Tuesday, November 5, 2013

#page462 OK, we won't kill you, but you had better not make any sandwiches

In an earlier post about the company that will eventually replace Walmart (and Amazon) at the top of the business heap, I included my proposed letter to Vizio, enticing them to participate in my planned store, the Empoprisesorium. A portion of the letter read as follows:

Within your little space, you have complete freedom to sell the stuff any way you want - well, except for a few little rules that we'll impose on how you sell things. If you're a franchise operation yourself, you'll recognize some of the things that you'll see in our 1,000 page guide that we provide to sellers.

Which reminds me - on about page 383 of the guide, you'll see that all sales that you conduct in our store have to pass through our cash registers. None of this booking sales on the floor that go some other way.
If we catch you making sales that don't go through our cash registers, we will kill you. Literally. See page 462.


Of course, this is ridiculous. Outside of criminal activity, no one would kill someone else in a business dispute.

But there's a lot that business can put into an agreement.

Rick Holman, who has shared stuff with me in the past after I wrote about former WAAY reporter Shea Allen, has shared something with me again - and this one involves a franchise that I recently visited (well, not the Michigan location in this article).

A woman is fighting to work at another sandwich shop after Subway enforced her non-compete contract, which she regrets not fully understanding when she was young and signed it....

Several weeks later [Leah] Benene got a job at another sandwich shop. But then she got a letter which contained a copy of the non-compete contract she signed back in December of 2009....

It's a document - she signed - saying she can't work at a competing business within one hundred miles for a full year after leaving Subway. Benene also received this letter from the company attorney telling her she must honor the contract, and the lawyer contacted her new employer as well.

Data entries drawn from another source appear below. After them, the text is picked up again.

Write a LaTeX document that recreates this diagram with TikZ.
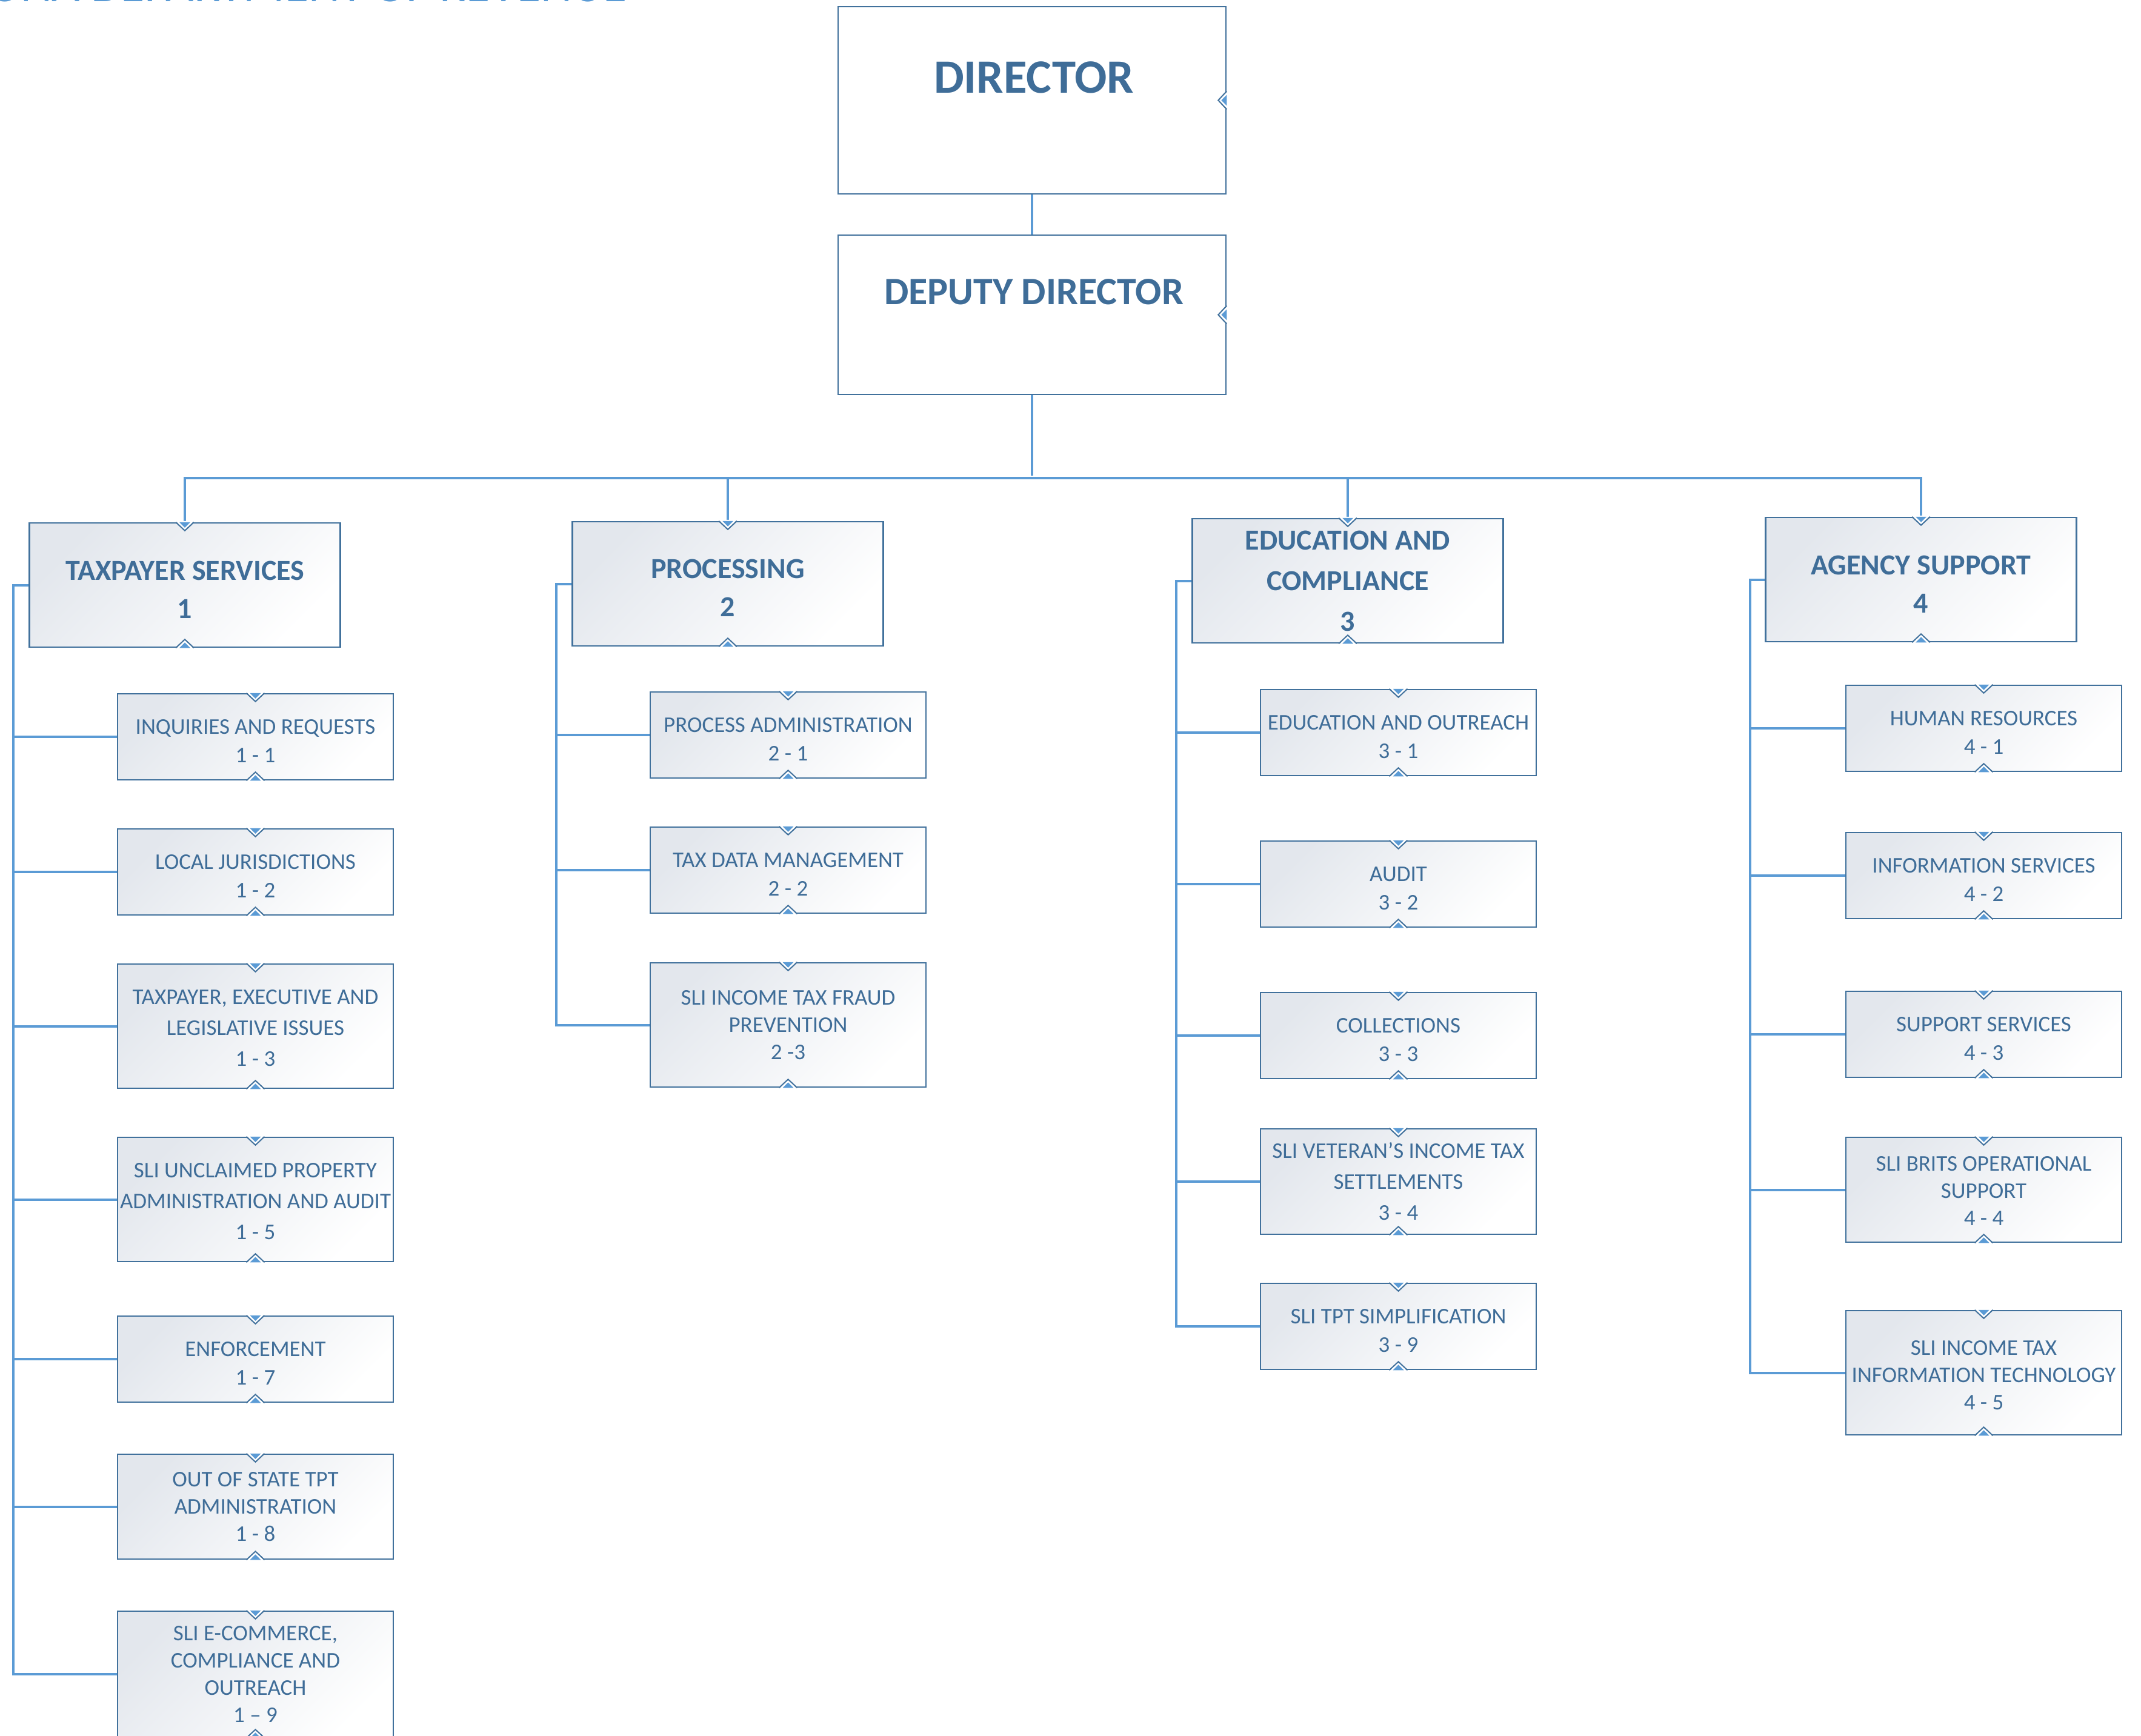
\documentclass[tikz,border=0pt]{standalone}
\usepackage{fontspec}
\setmainfont{Carlito}
\definecolor{txt}{HTML}{3F6D98}
\definecolor{bord}{HTML}{41719C}
\definecolor{connc}{HTML}{5B9BD5}
\definecolor{fillg}{HTML}{E3E7ED}
\tikzset{
  connline/.style={draw=connc, line width=4},
  subbox/.style={draw=bord, line width=2.5, top color=fillg, bottom color=white, shading angle=45,
    minimum width=455, inner sep=0},
  headbox/.style={subbox, minimum width=513, minimum height=205},
  lt/.style={text=txt, align=center, inner sep=0, font=\fontsize{37}{47}\selectfont},
  lh/.style={text=txt, align=center, inner sep=0, font=\bfseries\fontsize{48}{63}\selectfont},
  bigbox/.style={draw=bord, line width=2.5, fill=white, minimum width=640, inner sep=0},
  bigtext/.style={text=txt, inner sep=0},
  topmk/.pic={
    \fill[white] (-15,-2) -- (15,-2) -- (0,14) -- cycle;
    \draw[bord, line width=2] (-15,0) -- (0,14) -- (15,0);
    \fill[connc] (-9,0) -- (9,0) -- (0,9) -- cycle;
  },
  botmk/.pic={
    \fill[white] (-15,2) -- (15,2) -- (0,-14) -- cycle;
    \draw[bord, line width=2] (-15,0) -- (0,-14) -- (15,0);
    \fill[connc] (-9,0) -- (9,0) -- (0,-9) -- cycle;
  },
  rightmk/.pic={
    \fill[white] (2,-15) -- (2,15) -- (-14,0) -- cycle;
    \draw[bord, line width=2] (0,-15) -- (-14,0) -- (0,15);
    \fill[connc] (0,-9) -- (0,9) -- (-9,0) -- cycle;
  },
}
\begin{document}
\begin{tikzpicture}[x=1pt, y=-1pt]
\useasboundingbox (0,0) rectangle (3533,2864);

% title (mostly cut off at the top)
\node[anchor=base east, text=connc, inner sep=0, font=\fontsize{80}{80}\selectfont] (title) at (1035,2) {ARIZONA DEPARTMENT OF REVENUE};

% top boxes
\node[bigbox, minimum height=309] (dir) at (1703,165.5) {};
\node[bigbox, minimum height=263] (dep) at (1703,519.5) {};
\node[bigtext, font=\bfseries\fontsize{79}{79}\selectfont] (dirt) at (1706,128) {DIRECTOR};
\node[bigtext, font=\bfseries\fontsize{64}{64}\selectfont] (dept) at (1706,482) {DEPUTY DIRECTOR};

% level 2 boxes
\node[headbox, label={[lh, yshift=-8pt]center:{TAXPAYER SERVICES\\1}}] (ts) at (305,965.5) {};
\node[headbox, label={[lh, yshift=-7pt]center:{PROCESSING\\2}}] (pr) at (1201,963.5) {};
\node[headbox, label={[lh, font=\bfseries\fontsize{48}{67}\selectfont]center:{EDUCATION AND\\COMPLIANCE\\3}}] (ed) at (2224,958.5) {};
\node[headbox, label={[lh, yshift=-8pt]center:{AGENCY SUPPORT\\4}}] (ag) at (3170,956.5) {};

% sub boxes column 1
\node[subbox, minimum height=142, label={[lt, yshift=-7pt]center:{INQUIRIES AND REQUESTS\\1 - 1}}] (b11) at (421.5,1216) {};
\node[subbox, minimum height=142, label={[lt, yshift=-7pt]center:{LOCAL JURISDICTIONS\\1 - 2}}] (b12) at (421.5,1439) {};
\node[subbox, minimum height=205, label={[lt, yshift=-3pt, font=\fontsize{37}{51}\selectfont]center:{TAXPAYER, EXECUTIVE AND\\LEGISLATIVE ISSUES\\1 - 3}}] (b13) at (421.5,1693.5) {};
\node[subbox, minimum height=205, label={[lt, yshift=-3pt, font=\fontsize{37}{51}\selectfont]center:{SLI UNCLAIMED PROPERTY\\ADMINISTRATION AND AUDIT\\1 - 5}}] (b15) at (421.5,1979.5) {};
\node[subbox, minimum height=142, label={[lt, yshift=-7pt]center:{ENFORCEMENT\\1 - 7}}] (b17) at (421.5,2243) {};
\node[subbox, minimum height=173, label={[lt, font=\fontsize{37}{45}\selectfont]center:{OUT OF STATE TPT\\ADMINISTRATION\\1 - 8}}] (b18) at (421.5,2486.5) {};
\node[subbox, minimum height=208, label={[lt, font=\fontsize{37}{45}\selectfont]center:{SLI E-COMMERCE,\\COMPLIANCE AND\\OUTREACH\\1 – 9}}] (b19) at (421.5,2763) {};

% column 2
\node[subbox, minimum height=142, label={[lt, yshift=-7pt]center:{PROCESS ADMINISTRATION\\2 - 1}}] (b21) at (1300.5,1213) {};
\node[subbox, minimum height=142, label={[lt, yshift=-7pt]center:{TAX DATA MANAGEMENT\\2 - 2}}] (b22) at (1300.5,1436) {};
\node[subbox, minimum height=205, label={[lt, font=\fontsize{37}{45}\selectfont]center:{SLI INCOME TAX FRAUD\\PREVENTION\\2 -3}}] (b23) at (1300.5,1691.5) {};

% column 3
\node[subbox, minimum height=142, label={[lt, yshift=-7pt]center:{EDUCATION AND OUTREACH\\3 - 1}}] (b31) at (2307.5,1209) {};
\node[subbox, minimum height=142, label={[lt, yshift=-7pt]center:{AUDIT\\3 - 2}}] (b32) at (2307.5,1459) {};
\node[subbox, minimum height=142, label={[lt, yshift=-7pt]center:{COLLECTIONS\\3 - 3}}] (b33) at (2307.5,1709) {};
\node[subbox, minimum height=174, label={[lt, font=\fontsize{37}{51}\selectfont]center:{SLI VETERAN’S INCOME TAX\\SETTLEMENTS\\3 - 4}}] (b34) at (2307.5,1950) {};
\node[subbox, minimum height=142, label={[lt, yshift=-7pt]center:{SLI TPT SIMPLIFICATION\\3 - 9}}] (b39) at (2307.5,2189) {};

% column 4
\node[subbox, minimum height=142, label={[lt, yshift=-7pt]center:{HUMAN RESOURCES\\4 - 1}}] (b41) at (3273.5,1202) {};
\node[subbox, minimum height=142, label={[lt, yshift=-7pt]center:{INFORMATION SERVICES\\4 - 2}}] (b42) at (3273.5,1445) {};
\node[subbox, minimum height=142, label={[lt, yshift=-7pt]center:{SUPPORT SERVICES\\4 - 3}}] (b43) at (3273.5,1707) {};
\node[subbox, minimum height=173, label={[lt, yshift=-2pt, font=\fontsize{37}{45}\selectfont]center:{SLI BRITS OPERATIONAL\\SUPPORT\\4 - 4}}] (b44) at (3273.5,1963.5) {};
\node[subbox, minimum height=205, label={[lt, yshift=-4pt, font=\fontsize{37}{45}\selectfont]center:{SLI INCOME TAX\\INFORMATION TECHNOLOGY\\4 - 5}}] (b45) at (3273.5,2265.5) {};

% connectors
\coordinate (busy) at (0,789);
\draw[connline] (dir.south) -- (dep.north);
\draw[connline] (dep.south) -- ++(0,133);
\draw[connline] (ts.north) -- (ts.north |- busy) -- (ag.north |- busy) -- (ag.north);
\draw[connline] (pr.north |- busy) -- (pr.north);
\draw[connline] (ed.north |- busy) -- (ed.north);
\foreach \c in {b11,b12,b13,b15,b17,b18,b19}{\draw[connline] (ts.west) -- ++(-25,0) |- (\c.west);}
\foreach \c in {b21,b22,b23}{\draw[connline] (pr.west) -- ++(-25,0) |- (\c.west);}
\foreach \c in {b31,b32,b33,b34,b39}{\draw[connline] (ed.west) -- ++(-25,0) |- (\c.west);}
\foreach \c in {b41,b42,b43,b44,b45}{\draw[connline] (ag.west) -- ++(-24,0) |- (\c.west);}

% markers
\foreach \c in {ts,pr,ed,ag,b11,b12,b13,b15,b17,b18,b19,b21,b22,b23,b31,b32,b33,b34,b39,b41,b42,b43,b44,b45}{
  \pic at (\c.north) {topmk};
  \pic at (\c.south) {botmk};
}
\pic at (dir.east) {rightmk};
\pic at (dep.east) {rightmk};
\end{tikzpicture}
\end{document}
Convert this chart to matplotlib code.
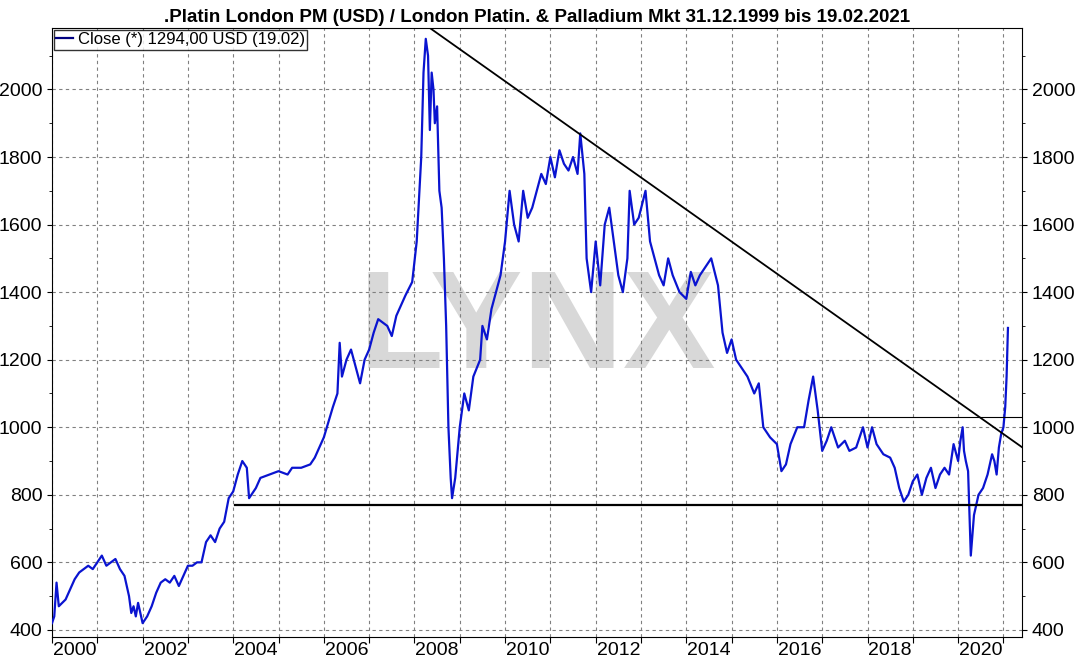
import matplotlib
matplotlib.use("Agg")
import matplotlib.pyplot as plt
import numpy as np

plt.rcParams["font.family"] = "Liberation Sans"

t = [2000.0,2000.05,2000.1,2000.15,2000.3,2000.4,2000.5,2000.6,2000.7,2000.8,2000.9,2001.0,2001.1,2001.2,2001.3,2001.4,2001.5,2001.6,2001.7,2001.75,2001.8,2001.85,2001.9,2002.0,2002.1,2002.2,2002.3,2002.4,2002.5,2002.6,2002.7,2002.8,2002.9,2003.0,2003.1,2003.2,2003.3,2003.4,2003.5,2003.6,2003.7,2003.8,2003.9,2004.0,2004.1,2004.2,2004.3,2004.35,2004.4,2004.5,2004.6,2004.8,2005.0,2005.2,2005.3,2005.5,2005.7,2005.8,2006.0,2006.2,2006.3,2006.35,2006.4,2006.5,2006.6,2006.8,2006.9,2007.0,2007.1,2007.2,2007.4,2007.5,2007.6,2007.8,2007.95,2008.05,2008.15,2008.2,2008.25,2008.3,2008.34,2008.38,2008.42,2008.45,2008.5,2008.55,2008.6,2008.65,2008.7,2008.75,2008.8,2008.83,2008.9,2009.0,2009.1,2009.2,2009.3,2009.45,2009.5,2009.6,2009.7,2009.8,2009.9,2010.0,2010.1,2010.2,2010.3,2010.4,2010.5,2010.6,2010.7,2010.8,2010.9,2011.0,2011.1,2011.2,2011.3,2011.4,2011.5,2011.6,2011.66,2011.75,2011.8,2011.9,2012.0,2012.1,2012.2,2012.3,2012.4,2012.5,2012.6,2012.7,2012.75,2012.85,2012.95,2013.1,2013.2,2013.3,2013.4,2013.5,2013.6,2013.7,2013.85,2014.0,2014.1,2014.2,2014.3,2014.45,2014.55,2014.7,2014.8,2014.9,2015.0,2015.1,2015.2,2015.35,2015.5,2015.6,2015.7,2015.85,2016.0,2016.1,2016.2,2016.3,2016.45,2016.6,2016.7,2016.8,2016.9,2017.0,2017.1,2017.2,2017.35,2017.5,2017.6,2017.75,2017.9,2018.0,2018.1,2018.2,2018.35,2018.5,2018.6,2018.7,2018.8,2018.9,2019.0,2019.1,2019.2,2019.3,2019.4,2019.5,2019.6,2019.7,2019.8,2019.9,2020.0,2020.05,2020.1,2020.13,2020.17,2020.22,2020.28,2020.35,2020.45,2020.55,2020.65,2020.75,2020.8,2020.85,2020.9,2020.95,2021.0,2021.04,2021.07,2021.1]
v = [420,440,540,470,490,520,550,570,580,590,580,600,620,590,600,610,580,560,500,450,470,440,480,420,440,470,510,540,550,540,560,530,560,590,590,600,600,660,680,660,700,720,790,810,860,900,880,790,800,820,850,860,870,860,880,880,890,910,970,1060,1100,1250,1150,1200,1230,1130,1200,1230,1280,1320,1300,1270,1330,1390,1430,1550,1800,2050,2150,2100,1880,2050,2000,1900,1950,1700,1650,1500,1300,1000,850,790,850,1000,1100,1050,1150,1200,1300,1260,1350,1400,1450,1550,1700,1600,1550,1700,1620,1650,1700,1750,1720,1800,1740,1820,1780,1760,1800,1750,1870,1750,1500,1400,1550,1420,1600,1650,1550,1450,1400,1500,1700,1600,1620,1700,1550,1500,1450,1420,1500,1450,1400,1380,1460,1420,1450,1480,1500,1420,1280,1220,1260,1200,1180,1150,1100,1130,1000,970,950,870,890,950,1000,1000,1080,1150,1050,930,960,1000,940,960,930,940,1000,940,1000,950,920,910,880,820,780,800,840,860,800,850,880,820,860,880,860,950,900,960,1000,930,900,870,620,740,800,820,860,920,900,860,940,980,1000,1060,1150,1294]

trend_x = [2008.34, 2021.41]
trend_y = [2182, 941]
support_x = [2004.04, 2021.41]
support_y = [770, 770]
resist_x = [2016.78, 2021.41]
resist_y = [1030, 1030]

fig = plt.figure(figsize=(10.8, 6.64), dpi=100)
ax = fig.add_axes([52/1080, 27/664, 970/1080, 609/664])
ax.text(0.5, 0.5, "LYNX", transform=ax.transAxes, fontsize=100, fontweight="bold",
        color="#d8d8d8", ha="center", va="center", zorder=0)
ax.plot(t, v, color="#0a14d0", lw=1.6, label="Close (*) 1294,00 USD (19.02)", zorder=3)
ax.plot(trend_x, trend_y, color="black", lw=1.3, zorder=4)
ax.plot(support_x, support_y, color="black", lw=1.6, zorder=4)
ax.plot(resist_x, resist_y, color="black", lw=0.8, zorder=4)

ax.set_xlim(2000, 2021.41)
ax.set_ylim(379, 2182)
ax.set_xticks(np.arange(2000, 2022, 1))
ax.set_xticklabels([])
ax.set_xticks(np.arange(2000.5, 2021, 2), minor=True)
ax.set_xticklabels([str(y) for y in range(2000, 2021, 2)], minor=True)
ax.tick_params(axis="x", which="minor", length=0, labelsize=14)
ax.tick_params(axis="x", which="major", length=4)
ax.set_yticks(np.arange(400, 2100, 200))
ax.set_yticks(np.arange(400, 2200, 100), minor=True)
ax.tick_params(axis="y", which="both", left=True, right=True, labelleft=True, labelright=True, labelsize=14)
ax.grid(True, which="major", color="#808080", linestyle=(0, (3, 3)), lw=0.8)
ax.set_title(".Platin London PM (USD) / London Platin. & Palladium Mkt 31.12.1999 bis 19.02.2021",
             fontsize=13.5, fontweight="bold", pad=4)
leg = ax.legend(loc="upper left", fontsize=12, frameon=True, fancybox=False,
                handlelength=1.0, borderpad=0.15, borderaxespad=0.1, handletextpad=0.3)
leg.get_frame().set_edgecolor("black")
leg.get_lines()[0].set_color("#000080")
fig.savefig("out.png", dpi=100)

"They also sent the non-compete letter and the lawyer letter directly to that franchise, and, since then, I've been terminated from there," says Benene.


This is just part of the story - the whole thing is here.

I'm not sure how lawyers define "competing business." Is a McDonald's a competing business? An Outback steakhouse? The Swedish meatball area at an Ikea? Of course, the broader the definition of "competing business," the less likely that Leah Benene will be able to find work, meaning that she could theoretically starve to death.

See page 462.

P.S. I was curious to know whether The Wrath of the Internet had struck the Yelp page for Benene's former employer, but as of now it has not.

P.P.S. Not sure what Shea Allen is doing these days. She may (or may not) be writing a book.